C'est cette condition de "pure solitude" qui conduit à la création d'une distance sociale et éducative.

De ce fait, l'éducateur "nouveau" a tendance à se voir et se considérer lui même comme un simple accompagnateur, c'est à dire comme une personne qui tient un rôle provisoire vis à vis d'une autre personne. La relation qui en découle est limitée à une situation donnée.

Ce rôle d'accompagnement , de passage, "d'accès", reste à ce jour, centrale dans les représentations professionnelles des travailleurs sociaux, des animateurs socio-éducatifs, voire aussi parmi les enseignants.

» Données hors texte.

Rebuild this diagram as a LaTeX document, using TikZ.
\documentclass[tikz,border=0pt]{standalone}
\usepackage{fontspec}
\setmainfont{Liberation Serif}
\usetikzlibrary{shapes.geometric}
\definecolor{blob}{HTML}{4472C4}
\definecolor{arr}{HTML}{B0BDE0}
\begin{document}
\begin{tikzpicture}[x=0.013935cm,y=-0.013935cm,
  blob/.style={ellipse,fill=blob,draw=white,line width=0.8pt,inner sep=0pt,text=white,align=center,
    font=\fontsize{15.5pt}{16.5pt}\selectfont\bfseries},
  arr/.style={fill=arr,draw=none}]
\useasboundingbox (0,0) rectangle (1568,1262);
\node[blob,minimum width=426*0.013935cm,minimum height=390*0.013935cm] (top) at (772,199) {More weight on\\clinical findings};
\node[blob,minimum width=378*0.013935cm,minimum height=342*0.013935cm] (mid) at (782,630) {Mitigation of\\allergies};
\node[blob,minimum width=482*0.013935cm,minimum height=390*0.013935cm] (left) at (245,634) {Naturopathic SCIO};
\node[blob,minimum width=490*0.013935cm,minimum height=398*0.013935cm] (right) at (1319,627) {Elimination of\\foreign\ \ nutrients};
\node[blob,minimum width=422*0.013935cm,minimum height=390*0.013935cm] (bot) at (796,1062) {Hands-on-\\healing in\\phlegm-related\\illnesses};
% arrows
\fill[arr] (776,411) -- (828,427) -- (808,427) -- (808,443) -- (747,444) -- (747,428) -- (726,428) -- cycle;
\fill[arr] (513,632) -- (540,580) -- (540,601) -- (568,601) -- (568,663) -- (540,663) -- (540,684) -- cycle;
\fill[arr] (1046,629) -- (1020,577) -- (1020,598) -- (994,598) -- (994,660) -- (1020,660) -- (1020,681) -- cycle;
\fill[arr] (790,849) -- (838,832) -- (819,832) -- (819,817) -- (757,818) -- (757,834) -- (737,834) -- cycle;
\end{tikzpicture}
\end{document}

Cette idée de la relation, pédagogique, éducative, justement car elle n'est que passagère, exprime bien ce que ce type de relation peut avoir d'unilatéral; le but, c'est que l'enfant, le jeune, la personne accompagnée change au cours du parcours, sans jamais rien changer en retour chez l'accompagnateur ou pour la structure dans laquelle il travaille.

Or, cette notion de distance éducative et sociale, liée à la Pédagogie nouvelle, de l'acte socio-éducatif reposant sur l'idée d'un passage, d'accès aux droits, de rétablissement, était globalement convaincante dans un environnement économique et politique, de plein emploi, de progrès et de croissance.  Au sein d'une "société cohésive" par ailleurs, l'imposition d'une distance sociale et éducative, dans le domaine de l'éducation était facilement acceptable. Dans un contexte socio-politique de régression des droits sociaux et d'explosion des discriminations  et d'exclusion, ce primat de la distance ne peut plus être qu'en crise.

Sans surprise, aujourd'hui c'est ce principe "de distance", voire de "neutralité", qui pose actuellement le plus de problème et qui se retrouve au cœur de nombreux conflits.